C'est là où, par bonheur, j'ai quant à moi appris à me taire. Je n'entre pas dans la discussion parce que c'est inutile. Je constate simplement qu'un grand nombre de ceux qui se disent ¨être sur le chemin¨ n'ont pas encore compris qu'il est vain d'accumuler les ¨révélations¨ et de se gonfler les méninges avec de nouvelles données aux accents ésotériques ou de pseudo-informations fracassantes.
Si ceux qui seraient peut-être en mesure d'apporter d'authentiques éléments novateurs ne le font pas, ne serait-ce pas tout sinplement parce que notre humanité n'a pas encore assimilé et appliqué ce qui lui a été enseigné jusqu'à présent ?
D'une certaine façon, tout a déjà été dit et écrit quant à ce dont nous avons besoin pour devenir de meilleurs êtres humains, des femmes et des hommes dignes de ce nom et vraiment en marche vers eux-mêmes. Tout !
La seule chose qui puisse encore varier, c'est la façon de l'exprimer, la façon de répéter qu'il faudrait qu'on se taise un peu plus pour enfin parvenir à entendre. L'art de l'enseignement, c'est celui de la patiente répétition… jusqu'à l'assimilation silencieuse.
Quant à nous, si nous tentions d'apaiser cet appétit du ¨toujours nouveau¨ et du sensationnel qui caractérise tant notre société, cela irait peut-être un peu mieux. Cette sorte de boulimie fait tellement de bruit en nous !
Lorsqu'un véritable Maître spirituel donne sa bénédiction ou s'offre lors d'un ¨darshan¨, c'est son silence qu'il propose d'abord en nourriture.

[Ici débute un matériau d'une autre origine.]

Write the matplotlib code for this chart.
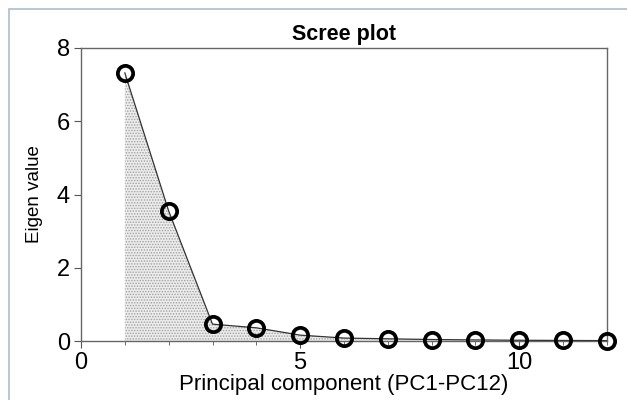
import matplotlib
matplotlib.use("Agg")
import matplotlib.pyplot as plt
from matplotlib.patches import Rectangle
from matplotlib.ticker import MultipleLocator

plt.rcParams['font.family'] = ['Liberation Sans', 'DejaVu Sans']
plt.rcParams['hatch.linewidth'] = 0.7

components = [1, 2, 3, 4, 5, 6, 7, 8, 9, 10, 11, 12]
eigenvalues = [7.32, 3.55, 0.46, 0.36, 0.16, 0.08, 0.06, 0.04, 0.03, 0.02, 0.015, 0.01]
title = "Scree plot"
xlabel = "Principal component (PC1-PC12)"
ylabel = "Eigen value"

fig = plt.figure(figsize=(6.27, 4.00), dpi=100)
fig.patches.append(Rectangle((9/627, -0.1), 1.2, (391/400) + 0.1,
                             transform=fig.transFigure, fill=False,
                             edgecolor='#a9bfd0', linewidth=1.2))
ax = fig.add_axes([81/627, 1-341/400, (607-81)/627, (341-48)/400])

ax.fill_between(components, eigenvalues, 0, facecolor='#ececec',
                hatch='......', edgecolor='#a0a0a0', linewidth=0)
ax.plot(components, eigenvalues, color='#333333', linewidth=0.9, zorder=3)
ax.plot(components, eigenvalues, linestyle='none', marker='o', markersize=11,
        markerfacecolor='none', markeredgecolor='black', markeredgewidth=2.7,
        zorder=4, clip_on=False)

ax.set_xlim(0, 12)
ax.set_ylim(0, 8)
ax.xaxis.set_major_locator(MultipleLocator(5))
ax.xaxis.set_minor_locator(MultipleLocator(1))
ax.yaxis.set_major_locator(MultipleLocator(2))
ax.tick_params(axis='both', which='major', labelsize=17, length=5,
               direction='out', color='#555555', pad=3)
ax.tick_params(axis='x', which='minor', length=3, color='#555555')
for s in ax.spines.values():
    s.set_color('#666666')
    s.set_linewidth(1.0)

ax.set_title(title, fontsize=15.5, fontweight='bold', pad=6)
ax.set_xlabel(xlabel, fontsize=16, labelpad=0)
ax.set_ylabel(ylabel, fontsize=13.5, labelpad=10)

fig.savefig("out.png", dpi=100)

Savons-nous le savourer ? Toute la question est là.
Nombre de ceux qui recevaient la bénédiction du Christ il y a deux millénaires disaient déjà entre eux : " C'est lui, ce rabbi dont on parle tant ? Décevant… Je n'ai rien ressenti… "
Je crains que dans certaines circonstances de notre vie, nous leur ressemblions trop souvent à vouloir toujours plus, sans jamais rien capter réellement.